The government put the contract out to tender last year after raising concerns that Tech Nation was in breach of state aid rules after failing to become “self-sufficient,” The Sunday Times reported.

Tech Nation says the DCMS grant accounted for roughly 62% of its funding in 2021/22. The remainder of its income came from sponsorship, commercial partnerships and other government contracts.

As a result of the move, Tech Nation said its current activities were “not viable on a standalone basis” and would therefore need to be wound up.

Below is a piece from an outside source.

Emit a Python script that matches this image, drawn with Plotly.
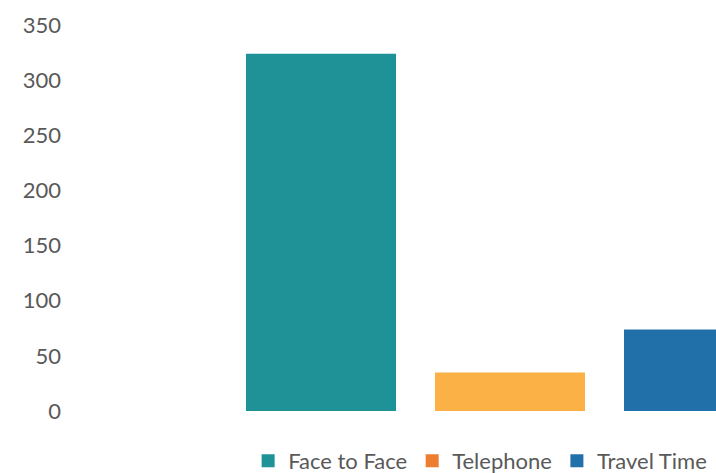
import plotly.graph_objects as go

category = [""]
series_names = ["Face to Face", "Telephone", "Travel Time"]
values = [324, 35, 74]
bar_colors = ["#1E9297", "#FBB145", "#2170AA"]
legend_colors = ["#1E9297", "#ED7D31", "#2170AA"]
y_ticks = [0, 50, 100, 150, 200, 250, 300, 350]

fig = go.Figure()
for name, v, c in zip(series_names, values, bar_colors):
    fig.add_trace(go.Bar(x=category, y=[v], name=name, marker=dict(color=c, line=dict(width=0)),
                         showlegend=False))
for name, c in zip(series_names, legend_colors):
    fig.add_trace(go.Scatter(x=[None], y=[None], mode="markers", name=name,
                             marker=dict(symbol="square", size=13, color=c)))

L = 72
px_per_unit = 708.75
slot = 0.8 / 3
left = -slot - (321 - L) / px_per_unit
right = -slot + (716 - 321) / px_per_unit

fig.update_layout(
    width=716, height=473,
    margin=dict(l=L, r=0, t=25, b=62, autoexpand=False),
    paper_bgcolor="white", plot_bgcolor="white",
    barmode="group", bargap=0.2, bargroupgap=39 / 189,
    font=dict(family="Lato", size=22, color="#595959"),
    xaxis=dict(range=[left, right], showticklabels=False, showgrid=False, zeroline=False,
               showline=False, fixedrange=True),
    yaxis=dict(range=[0, 350], tickvals=y_ticks, showgrid=False, zeroline=False, showline=False,
               ticklabelstandoff=10),
    legend=dict(orientation="h", x=0.2735, xanchor="left", y=-0.075, yanchor="top",
                font=dict(size=22, color="#595959"), itemwidth=30),
    showlegend=True,
)

fig.write_html("out.html")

For employees whose primary role is government delivery work, Tech Nation has begun discussions with Barclays Bank about transferring those workers over to the lender.

The Home Office has also been notified of the move and its visa program for foreign tech workers “will continue in the immediate term,” Tech Nation said.

The next Silicon Valley?

The move has raised questions over the U.K.’s ambitions to rev up its digital leadership on the global stage following its exit from the European Union. Just days ago, Finance Minister Jeremy Hunt had talked up the U.K.’s chances of becoming the “world’s next Silicon Valley.”

As an entrepreneur and digital champion, I’ve witnessed first-hand the impact that Tech Nation has had in creating one of the most exciting and dynamic parts of our economy,” Martha Lane Fox, founder of lastminute.com and currently president of the British Chambers of Commerce, said in a statement Tuesday.

“The skills they’ve equipped entrepreneurs with and opportunities they’ve created have been second to none. They will be missed.”

It also adds to the woes of the U.K.’s tech sector, which is currently reeling from a global slump in venture capital funding amid fears of an oncoming recession.

On Tuesday, the International Monetary Fund said the U.K. was the only nation among all advanced economies on track to contract in 2023. Even sanctions-hit Russia is forecast to grow.

“The UK tech ecosystem has today lost an important member of its community,” said Russ Shaw, founder of Tech London Advocates, the U.K. tech network.

Total VC funding to startups in the U.K. totalled $29.9 billion in 2022, down 27% from $41 billion a year earlier. Global startup investment sank to $233.3 billion, down 33% from $359.6 billion in 2021.